Wednesday, 27 June 2012

Bacchus Grand Cru III Wine Tasting

Bacchus Grand Cru III - The New World 
Oxford University Wine Society
**Archived from Friday 7 May 2004**

d'Arenberg Fortified Shiraz (NV) £15
Jammy, sweet red fruit. A little disappointing? Perhaps only because I thought this was setting out to be a port look-alike, which it clearly is not. Really need to be tasted again on a different night to truly judge, but for now this is too fruit and simplistic for me.

Coriole Lloyd Shiraz 1997
James' bottle, donated to the Bacchus New World tasting. Pink rim, opaque appearance. Mature developed wines. The palate is lighter than I imagined it would be. Difficult to judge when tasted alongside the Orion and Grange '83. The palate is complex yet simple when compared with the latter wines. Lovely mid-palate with a long finish. This is clearly a very good wine, but needs to be tasted away from such esteemed company to do it justice.

Penfolds Grange 1983 £180
Sourced from Oddbins Fine Wine, Little Clarendon Street. Their final bottle. Opaque appearance, staggering when you consider the time in bottle. The rim is showing the age, turning brick red to orange. However, this bottle is clearly not at its best. Despite the enticing nose, it is not as open as I remember. Overly drying tannins, drying fruit. Almost heading like a elderly claret. Compared to bottles previously tasted this one is looking like past history. Shame. Bottle variation? Perhaps to be expected at this age. Or Oddbins' source for this or their own storage not quite up to scratch? Future sample will tell.

Renwood Jack Rabbit Flate Zinfandel 1999
Disappointing. The nose is not as beautifully open as with many great Zin's. Way too hot on the palate at 15%. It doesn't have the body to carry this off. Seemingly little varietal character. For the price, average quality. 13/20.

Sean Thackery's Orion 2000 £60
Double decanted an hour before tasting. Woosh. This is remarkable. Outstanding! Remarkably concentrated. But could you drink more than a glass? This is clearly a wine that would stand out a mile in blind tastings and must rake in the prizes. Yet with the pure fruit balance I think I could tolerate more than a glass - in a few years time. Right now this would certainly outface almost any food combination. The nose is like Lenor and the palate ripe blueberries. Huge liquorice red fruits.. Fine tannins, good acidity - this is assured a long life of well over a decade. I would be very interested to follow its development. Remarkable wine and I would say reasonably priced. 17-18/20.

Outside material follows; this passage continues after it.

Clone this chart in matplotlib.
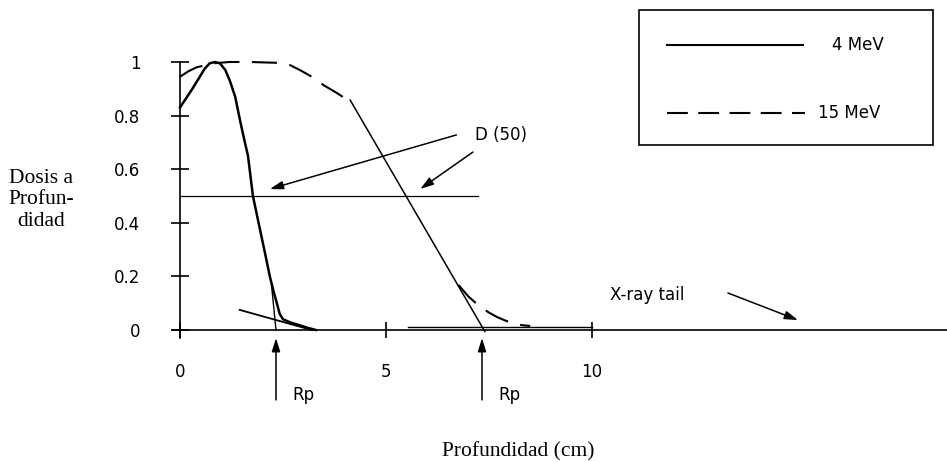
import numpy as np
import matplotlib
matplotlib.use("Agg")
import matplotlib.pyplot as plt

# depth-dose curves (x in cm, relative dose)
mev4_x = [0, 0.3, 0.6, 0.72, 0.85, 0.97, 1.1, 1.21, 1.34, 1.46, 1.56, 1.65, 1.77, 1.88, 1.99,
          2.1, 2.18, 2.27, 2.35, 2.42, 2.5, 2.7, 2.9, 3.1, 3.3]
mev4_y = [0.83, 0.90, 0.975, 0.995, 1.0, 0.995, 0.97, 0.93, 0.87, 0.78, 0.71, 0.65, 0.50, 0.42, 0.34,
          0.26, 0.20, 0.145, 0.10, 0.06, 0.04, 0.027, 0.018, 0.008, 0.0]

mev15_x = np.array([0, 0.2, 0.4, 0.8, 1.2, 1.7, 2.35, 2.65, 2.91, 3.2, 3.48, 3.8, 4.13, 4.8, 5.5, 6.2,
                    6.76, 7.0, 7.28, 7.5, 7.7, 7.9, 8.08, 8.3, 8.5])
mev15_y = np.array([0.945, 0.965, 0.98, 0.995, 1.0, 1.0, 0.997, 0.99, 0.97, 0.945, 0.914, 0.885, 0.852,
                    0.68, 0.50, 0.32, 0.168, 0.125, 0.087, 0.065, 0.048, 0.035, 0.025, 0.018, 0.015])

# tangent lines used to define the practical range Rp
tan4_tail_x = [1.45, 3.2]
tan4_tail_y = [0.075, 0.0]
tan4_steep_x = [2.22, 2.33]
tan4_steep_y = [0.17, 0.0]
tan15_x = [4.13, 7.4]
tan15_y = [0.858, -0.006]

xray_x = [5.53, 10.0]
xray_y = [0.012, 0.012]

d50_level = 0.5
d50_xmax = 7.23
rp_values = [2.33, 7.33]

yticks = [0, 0.2, 0.4, 0.6, 0.8, 1]
ytick_labels = ["0", "0.2", "0.4", "0.6", "0.8", "1"]
xticks = [0, 5, 10]
xtick_labels = ["0", "5", "10"]
series_labels = ["4 MeV", "15 MeV"]

W, H = 947, 462
fig = plt.figure(figsize=(W / 100, H / 100), dpi=100)
ax = fig.add_axes([0, 0, 1, 1])

# pixel mapping: x=0 -> 180px, 41.2 px/cm ; y=0 -> 330px, 268 px/unit
ax.set_xlim(-180 / 41.2, (W - 180) / 41.2)
ax.set_ylim((330 - H) / 268, 330 / 268)

sans = "DejaVu Sans"
serif = "Liberation Serif"

for s in ["top", "right"]:
    ax.spines[s].set_visible(False)
ax.spines["left"].set_position(("data", 0))
ax.spines["bottom"].set_position(("data", 0))
ax.spines["left"].set_bounds(-0.03, 1.0)
ax.spines["bottom"].set_bounds(-0.2, (W - 180) / 41.2)
ax.spines["left"].set_linewidth(1.2)
ax.spines["bottom"].set_linewidth(1.2)

ax.set_yticks(yticks)
ax.set_yticklabels(ytick_labels, fontfamily=sans, fontsize=12)
ax.set_xticks(xticks)
ax.set_xticklabels(xtick_labels, fontfamily=sans, fontsize=12)
ax.tick_params(axis="y", direction="inout", length=13, width=1.2, pad=22)
ax.tick_params(axis="x", direction="inout", length=12, width=1.2, pad=18)

# curves
ax.plot(mev4_x, mev4_y, color="black", lw=1.8)
# the falloff of the 15 MeV curve is hidden under its tangent in the original
top = mev15_x <= 4.13
tail = mev15_x >= 6.76
ax.plot(mev15_x[top], mev15_y[top], color="black", lw=1.5, dashes=(12, 6))
ax.plot(mev15_x[tail], mev15_y[tail], color="black", lw=1.5, dashes=(12, 6))
ax.plot(tan4_tail_x, tan4_tail_y, color="black", lw=1.3)
ax.plot(tan4_steep_x, tan4_steep_y, color="black", lw=1.0)
ax.plot(tan15_x, tan15_y, color="black", lw=1.1)
ax.plot(xray_x, xray_y, color="black", lw=1.0)
ax.plot([0, d50_xmax], [d50_level, d50_level], color="black", lw=0.9)

arrow = dict(arrowstyle="-|>,head_length=0.8,head_width=0.25", color="black", lw=1.1,
             shrinkA=0, shrinkB=0)

# D(50) annotation
ax.text(7.16, 0.728, "D (50)", fontfamily=sans, fontsize=12, ha="left", va="center")
ax.annotate("", xy=(2.18, 0.526), xytext=(6.71, 0.728), arrowprops=arrow)
ax.annotate("", xy=(5.83, 0.526), xytext=(7.11, 0.664), arrowprops=arrow)

# X-ray tail
ax.text(10.44, 0.131, "X-ray tail", fontfamily=sans, fontsize=12, ha="left", va="center")
ax.annotate("", xy=(15.0, 0.037), xytext=(13.3, 0.138), arrowprops=arrow)

# Rp markers
for rp in rp_values:
    ax.annotate("", xy=(rp, -0.03), xytext=(rp, -0.261), arrowprops=arrow)
    ax.text(rp + 0.39, -0.243, "Rp", fontfamily=sans, fontsize=12, ha="left", va="center")

# axis titles
ax.text(41 / W, 1 - 200 / H, "Dosis a\nProfun-\ndidad", transform=ax.transAxes,
        fontfamily=serif, fontsize=15.5, ha="center", va="center", linespacing=1.15)
ax.text(518 / W, 1 - 452 / H, "Profundidad (cm)", transform=ax.transAxes,
        fontfamily=serif, fontsize=15.5, ha="center", va="center")

# hand-drawn style legend box
fx = lambda px: px / W
fy = lambda py: 1 - py / H
box = plt.Rectangle((fx(639), fy(145)), fx(933) - fx(639), fy(10) - fy(145),
                    transform=ax.transAxes, fill=False, lw=1.2, color="black")
ax.add_patch(box)
ax.plot([fx(667), fx(803)], [fy(45), fy(45)], transform=ax.transAxes, color="black", lw=1.5)
ax.plot([fx(667), fx(805)], [fy(113), fy(113)], transform=ax.transAxes, color="black",
        lw=1.5, dashes=(10, 5))
ax.text(fx(832), fy(45), series_labels[0], transform=ax.transAxes, fontfamily=sans,
        fontsize=12, ha="left", va="center")
ax.text(fx(818), fy(113), series_labels[1], transform=ax.transAxes, fontfamily=sans,
        fontsize=12, ha="left", va="center")

fig.savefig("out.png", dpi=100)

De Torren Fusion IV 2001 £23
Double decanted an hour before tasting. Amazing Bordeaux in style, yet so much better than most Bordeaux, Certainly at this price. Opaque. Cedar wood ++. Very open. Nicely balanced palate with a smooth finish. The tannins are ripe and powerful. This is certainly well balanced enough to complement some Pauillac lamb perfectly! Drinking well now, it will not go the cellar distance of a comparable Bordeaux. 15+/20.

Esk Valley Terraces 2000 £68
Double decanted an hour before tasting. This is again a difficult wine to judge amongst its peers this evening. Despite an extra year in the bottle it seems younger than the De Torren and is still very tight knit. The two wines are on different plateaus. The rim is pink the nose more closed, mainly subtle wood at this stage. The palate is similar. This is certainly a wine not giving much up today and needs several years further bottle ageing to show at its best. But is it worth £75? I think a comparable Bordeaux would give this a run for its money, so probably not.

Wither Hills Pinot Noir 2002 £14
Typical New World Pinot noir in style. A little on the thin side? Tannic ++. Hot ++. Does not have the body to carry the alcohol. Good length. 14/20.

Mesh Riesling 2002 £15
A 'Mesh' of producers Jeffrey Grossett and Yalumba have produced this new wine. Not as pure at Grosset's styles, with a subtle difference in style and character. Steely and fine. mineral finish. Very good. 14-15/20. Will improve with age.